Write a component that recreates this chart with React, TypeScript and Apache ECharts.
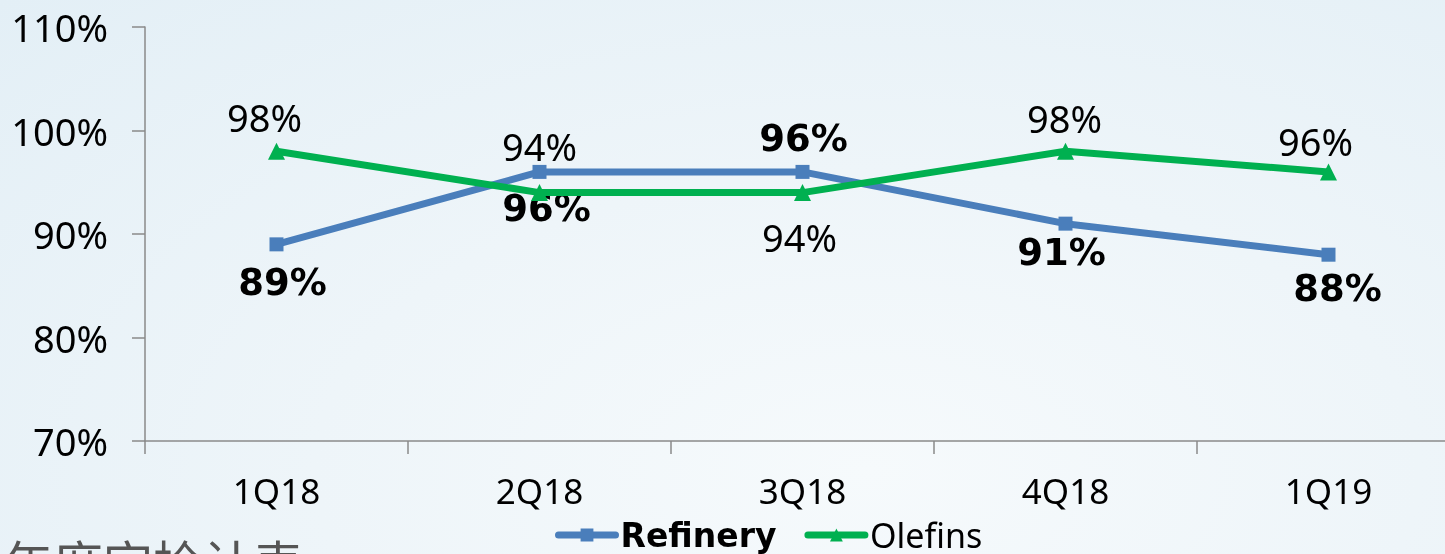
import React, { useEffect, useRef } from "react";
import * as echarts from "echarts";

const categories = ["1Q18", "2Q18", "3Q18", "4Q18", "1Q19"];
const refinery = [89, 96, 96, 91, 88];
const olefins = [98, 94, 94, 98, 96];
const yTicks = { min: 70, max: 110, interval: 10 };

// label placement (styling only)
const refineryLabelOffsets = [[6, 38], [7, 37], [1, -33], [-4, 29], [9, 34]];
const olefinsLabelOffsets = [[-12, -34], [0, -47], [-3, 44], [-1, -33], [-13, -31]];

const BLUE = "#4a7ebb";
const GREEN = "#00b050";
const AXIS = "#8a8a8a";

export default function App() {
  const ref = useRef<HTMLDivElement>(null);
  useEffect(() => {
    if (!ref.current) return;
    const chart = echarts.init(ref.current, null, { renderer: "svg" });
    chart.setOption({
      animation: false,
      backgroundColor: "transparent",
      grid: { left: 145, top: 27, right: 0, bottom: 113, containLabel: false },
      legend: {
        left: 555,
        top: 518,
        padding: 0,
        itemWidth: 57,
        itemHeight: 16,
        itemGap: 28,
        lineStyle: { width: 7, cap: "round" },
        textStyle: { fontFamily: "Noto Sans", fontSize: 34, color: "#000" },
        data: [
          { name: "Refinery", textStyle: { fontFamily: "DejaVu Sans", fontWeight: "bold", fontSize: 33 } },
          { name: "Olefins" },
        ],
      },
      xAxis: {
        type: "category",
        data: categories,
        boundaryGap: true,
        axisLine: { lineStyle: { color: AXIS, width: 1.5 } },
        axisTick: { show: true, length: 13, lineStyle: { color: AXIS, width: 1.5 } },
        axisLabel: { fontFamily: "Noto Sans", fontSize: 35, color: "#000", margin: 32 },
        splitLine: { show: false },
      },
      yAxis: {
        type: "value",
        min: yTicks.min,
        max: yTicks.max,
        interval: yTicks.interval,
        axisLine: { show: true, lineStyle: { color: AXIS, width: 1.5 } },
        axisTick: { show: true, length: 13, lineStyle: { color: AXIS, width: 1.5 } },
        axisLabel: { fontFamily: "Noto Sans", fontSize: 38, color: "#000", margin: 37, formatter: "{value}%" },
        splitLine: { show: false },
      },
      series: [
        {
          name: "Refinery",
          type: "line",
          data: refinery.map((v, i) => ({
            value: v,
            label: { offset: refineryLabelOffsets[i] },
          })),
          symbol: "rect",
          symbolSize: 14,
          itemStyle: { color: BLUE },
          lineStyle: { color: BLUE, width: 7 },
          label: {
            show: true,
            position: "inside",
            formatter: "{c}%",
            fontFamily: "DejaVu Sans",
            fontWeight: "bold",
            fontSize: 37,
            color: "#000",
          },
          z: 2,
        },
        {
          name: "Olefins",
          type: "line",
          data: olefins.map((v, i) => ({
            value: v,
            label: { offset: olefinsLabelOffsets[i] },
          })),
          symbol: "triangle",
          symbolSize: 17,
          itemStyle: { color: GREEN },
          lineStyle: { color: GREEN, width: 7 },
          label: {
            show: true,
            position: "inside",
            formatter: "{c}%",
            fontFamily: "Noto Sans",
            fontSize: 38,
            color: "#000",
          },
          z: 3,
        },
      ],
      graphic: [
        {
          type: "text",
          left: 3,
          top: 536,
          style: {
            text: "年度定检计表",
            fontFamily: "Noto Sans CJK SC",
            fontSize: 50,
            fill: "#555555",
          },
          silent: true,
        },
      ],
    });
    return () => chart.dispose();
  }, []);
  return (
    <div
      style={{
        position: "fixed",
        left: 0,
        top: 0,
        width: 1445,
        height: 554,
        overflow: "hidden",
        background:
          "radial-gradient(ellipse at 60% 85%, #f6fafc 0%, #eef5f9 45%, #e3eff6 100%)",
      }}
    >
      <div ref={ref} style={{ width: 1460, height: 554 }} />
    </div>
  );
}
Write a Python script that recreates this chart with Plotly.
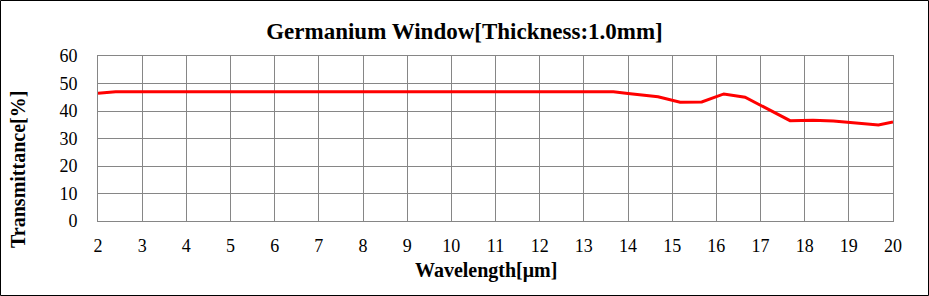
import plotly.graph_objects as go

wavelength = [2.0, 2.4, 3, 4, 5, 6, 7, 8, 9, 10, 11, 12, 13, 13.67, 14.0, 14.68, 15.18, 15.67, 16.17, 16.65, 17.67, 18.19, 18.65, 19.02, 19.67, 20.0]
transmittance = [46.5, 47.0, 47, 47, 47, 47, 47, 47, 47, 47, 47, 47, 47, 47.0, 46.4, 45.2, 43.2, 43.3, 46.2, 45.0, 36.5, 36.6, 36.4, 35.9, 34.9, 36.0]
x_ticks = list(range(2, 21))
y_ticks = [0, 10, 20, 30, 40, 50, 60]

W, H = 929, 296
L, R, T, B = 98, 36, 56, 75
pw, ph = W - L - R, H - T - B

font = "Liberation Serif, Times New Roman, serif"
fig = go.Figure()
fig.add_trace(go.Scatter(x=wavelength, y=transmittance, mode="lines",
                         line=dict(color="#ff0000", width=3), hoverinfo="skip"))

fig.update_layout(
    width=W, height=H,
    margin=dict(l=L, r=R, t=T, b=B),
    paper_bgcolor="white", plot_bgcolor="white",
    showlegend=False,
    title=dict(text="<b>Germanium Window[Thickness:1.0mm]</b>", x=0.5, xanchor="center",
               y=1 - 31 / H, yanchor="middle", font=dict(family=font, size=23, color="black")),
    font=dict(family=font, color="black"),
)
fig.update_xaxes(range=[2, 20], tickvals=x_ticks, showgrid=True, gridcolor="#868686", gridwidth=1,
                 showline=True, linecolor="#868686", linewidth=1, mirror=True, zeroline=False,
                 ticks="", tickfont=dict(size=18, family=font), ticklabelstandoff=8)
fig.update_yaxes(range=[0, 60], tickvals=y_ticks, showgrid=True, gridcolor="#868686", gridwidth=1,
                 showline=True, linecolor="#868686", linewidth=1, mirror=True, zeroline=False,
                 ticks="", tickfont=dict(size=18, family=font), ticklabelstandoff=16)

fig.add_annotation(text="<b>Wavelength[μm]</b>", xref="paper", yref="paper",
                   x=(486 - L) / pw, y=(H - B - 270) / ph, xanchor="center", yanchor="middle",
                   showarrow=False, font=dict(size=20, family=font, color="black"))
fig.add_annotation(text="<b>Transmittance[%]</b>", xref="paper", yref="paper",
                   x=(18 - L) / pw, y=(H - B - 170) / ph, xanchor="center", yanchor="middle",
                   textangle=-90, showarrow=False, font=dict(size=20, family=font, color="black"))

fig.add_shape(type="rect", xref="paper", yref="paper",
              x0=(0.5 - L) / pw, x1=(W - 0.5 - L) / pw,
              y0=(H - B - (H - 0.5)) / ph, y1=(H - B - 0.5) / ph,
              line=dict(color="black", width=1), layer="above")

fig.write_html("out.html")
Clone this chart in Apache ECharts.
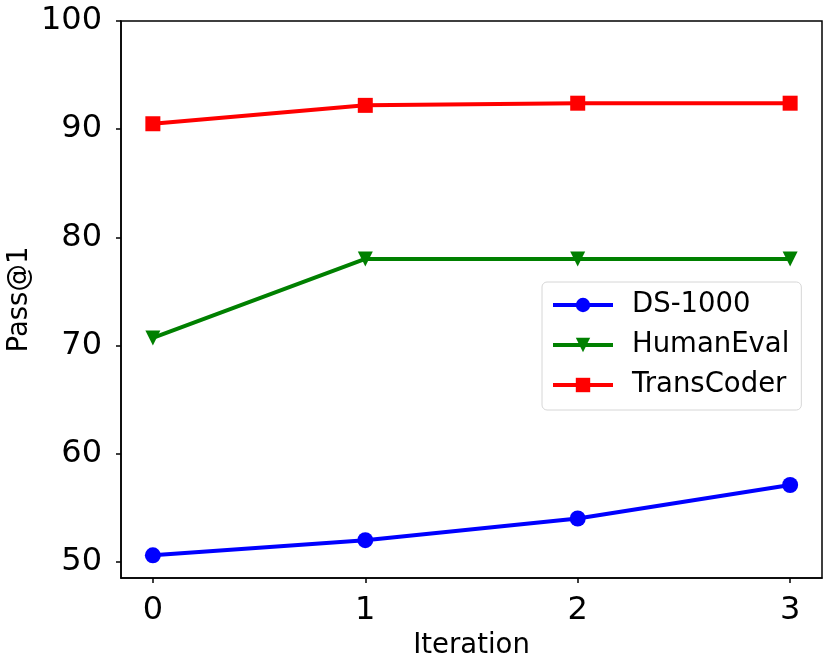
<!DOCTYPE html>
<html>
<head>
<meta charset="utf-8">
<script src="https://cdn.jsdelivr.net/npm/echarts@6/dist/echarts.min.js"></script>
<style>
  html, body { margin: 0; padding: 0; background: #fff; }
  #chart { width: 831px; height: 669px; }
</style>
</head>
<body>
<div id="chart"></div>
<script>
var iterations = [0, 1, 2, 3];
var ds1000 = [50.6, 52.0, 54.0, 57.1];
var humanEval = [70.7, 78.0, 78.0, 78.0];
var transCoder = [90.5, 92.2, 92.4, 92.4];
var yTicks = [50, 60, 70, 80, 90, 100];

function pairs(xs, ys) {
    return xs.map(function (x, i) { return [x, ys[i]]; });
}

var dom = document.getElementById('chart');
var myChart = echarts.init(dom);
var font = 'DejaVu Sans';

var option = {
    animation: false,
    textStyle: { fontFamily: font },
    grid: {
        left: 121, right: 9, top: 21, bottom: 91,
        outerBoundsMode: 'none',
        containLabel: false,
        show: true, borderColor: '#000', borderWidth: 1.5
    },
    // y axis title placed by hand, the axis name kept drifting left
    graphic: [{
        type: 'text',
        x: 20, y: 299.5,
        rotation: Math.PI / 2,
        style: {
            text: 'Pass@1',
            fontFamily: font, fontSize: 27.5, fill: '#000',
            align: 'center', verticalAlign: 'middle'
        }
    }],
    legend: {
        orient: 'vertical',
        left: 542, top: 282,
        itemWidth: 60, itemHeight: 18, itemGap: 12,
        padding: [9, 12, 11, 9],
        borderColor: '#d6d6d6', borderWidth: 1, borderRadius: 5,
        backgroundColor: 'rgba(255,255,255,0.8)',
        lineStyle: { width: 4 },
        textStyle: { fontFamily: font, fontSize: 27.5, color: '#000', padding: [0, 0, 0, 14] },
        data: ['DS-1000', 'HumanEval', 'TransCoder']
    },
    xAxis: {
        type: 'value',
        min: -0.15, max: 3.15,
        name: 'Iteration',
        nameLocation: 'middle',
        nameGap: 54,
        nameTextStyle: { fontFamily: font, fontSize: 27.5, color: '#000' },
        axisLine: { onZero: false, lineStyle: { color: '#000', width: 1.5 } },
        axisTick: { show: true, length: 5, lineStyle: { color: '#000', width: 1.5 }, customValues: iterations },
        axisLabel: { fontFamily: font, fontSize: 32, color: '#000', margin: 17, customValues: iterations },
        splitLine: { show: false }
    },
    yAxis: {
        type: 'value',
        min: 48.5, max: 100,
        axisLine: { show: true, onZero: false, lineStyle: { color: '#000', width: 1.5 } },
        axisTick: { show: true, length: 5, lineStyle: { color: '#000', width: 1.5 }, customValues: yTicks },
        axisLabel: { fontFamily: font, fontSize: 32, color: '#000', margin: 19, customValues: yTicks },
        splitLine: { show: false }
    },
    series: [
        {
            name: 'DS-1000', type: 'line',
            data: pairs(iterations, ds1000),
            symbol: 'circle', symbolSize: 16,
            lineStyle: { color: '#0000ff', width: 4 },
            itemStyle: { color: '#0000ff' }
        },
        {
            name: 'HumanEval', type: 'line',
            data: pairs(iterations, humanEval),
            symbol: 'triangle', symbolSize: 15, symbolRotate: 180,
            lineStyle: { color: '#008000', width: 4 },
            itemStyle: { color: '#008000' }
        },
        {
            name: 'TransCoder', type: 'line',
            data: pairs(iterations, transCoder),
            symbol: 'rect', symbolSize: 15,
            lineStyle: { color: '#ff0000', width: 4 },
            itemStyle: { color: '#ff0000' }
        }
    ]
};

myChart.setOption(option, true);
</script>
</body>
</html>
= = =
Goal ->
Using the data above, set down each line from the line with "Clone this chart in Apache ECharts." to the line with "var font = 'DejaVu Sans';" exactly, both ends included, and leave the pictures behind. Nothing else belongs.

Task response ->
Clone this chart in Apache ECharts.
<!DOCTYPE html>
<html>
<head>
<meta charset="utf-8">
<script src="https://cdn.jsdelivr.net/npm/echarts@6/dist/echarts.min.js"></script>
<style>
  html, body { margin: 0; padding: 0; background: #fff; }
  #chart { width: 831px; height: 669px; }
</style>
</head>
<body>
<div id="chart"></div>
<script>
var iterations = [0, 1, 2, 3];
var ds1000 = [50.6, 52.0, 54.0, 57.1];
var humanEval = [70.7, 78.0, 78.0, 78.0];
var transCoder = [90.5, 92.2, 92.4, 92.4];
var yTicks = [50, 60, 70, 80, 90, 100];

function pairs(xs, ys) {
    return xs.map(function (x, i) { return [x, ys[i]]; });
}

var dom = document.getElementById('chart');
var myChart = echarts.init(dom);
var font = 'DejaVu Sans';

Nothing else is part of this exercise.